Students of the Graphic Arts Department at the Ferghana State University were also mobilized to harvest cotton. They refused to give interviews on tape though. In a personal conversation, they spoke about their mobilization to cotton fields in the Qushtepa district, and about the uncertainty concerning the length of their stay.
“My parents both have nice jobs. However, they did not agree to keep me away from cotton picking when I asked them for it. ‘You should go on a par with others’ they said. Some of my group mates sent someone else on their behalf to the cotton harvest. They paid 100 USD each to hire workers for the whole period”, said a third-year student.

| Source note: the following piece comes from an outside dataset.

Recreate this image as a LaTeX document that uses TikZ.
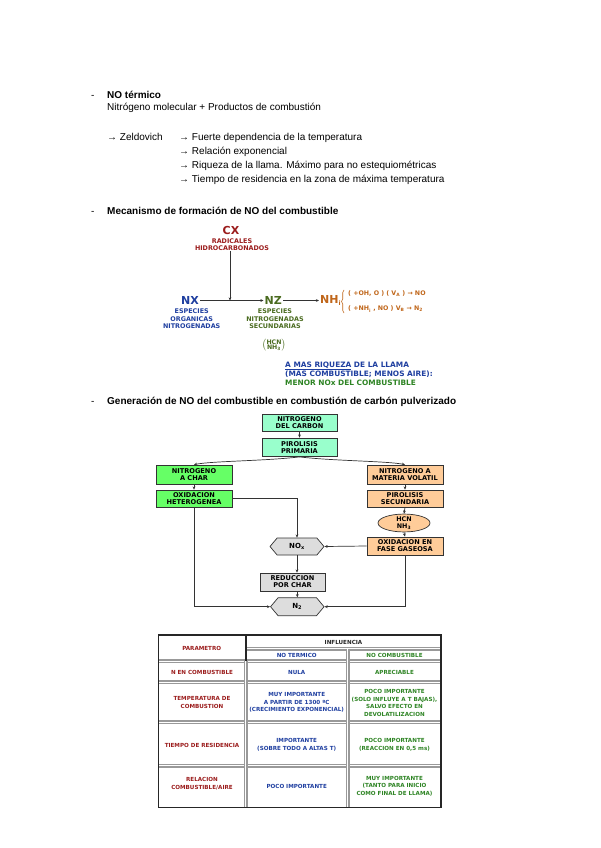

The following message was sent by a second-year student of the Russian Language Department at the Ferghana State University:
“My father holds a Russian citizenship, we, including my mother, hold an Uzbek one. I grew up in Russia, thus I do not really know how to pick cotton. I found a hired worker to go to the cotton harvest on my behalf. I paid him 100 USD. Also, he keeps the money for himself that he earns for the picked cotton. As for me, I will be staying at home during a whole cotton picking term. I did not call the Trade Union as it wouldn’t bring any positive results.”
The following message was sent by a teacher working at School No.6 in the Buvayda district:
“There are only 6 senior teachers left in our school at the moment. Normally, there are more than 700 teachers in total. The rest is mobilized for the cotton harvest. I have not seen any posters or slogans of the Trade Union prohibiting the use of forced labour. Even if I saw any of those, I would never report cases of forced labour. Simply because they would find a reason to fire me if I reported. Also, it is impossible to refuse to participate in the cotton harvest as the school administration would force you to resign if you did. People are grouped into units in every district. Drivers of “Damas” Vans are given the order to transfer cotton pickers to the cotton fields for free. Some nice farmers may provide lunch sometimes. But there are not so nice ones, too. ‘I have never requested any volunteers’, they say. They wouldn’t even give us water.”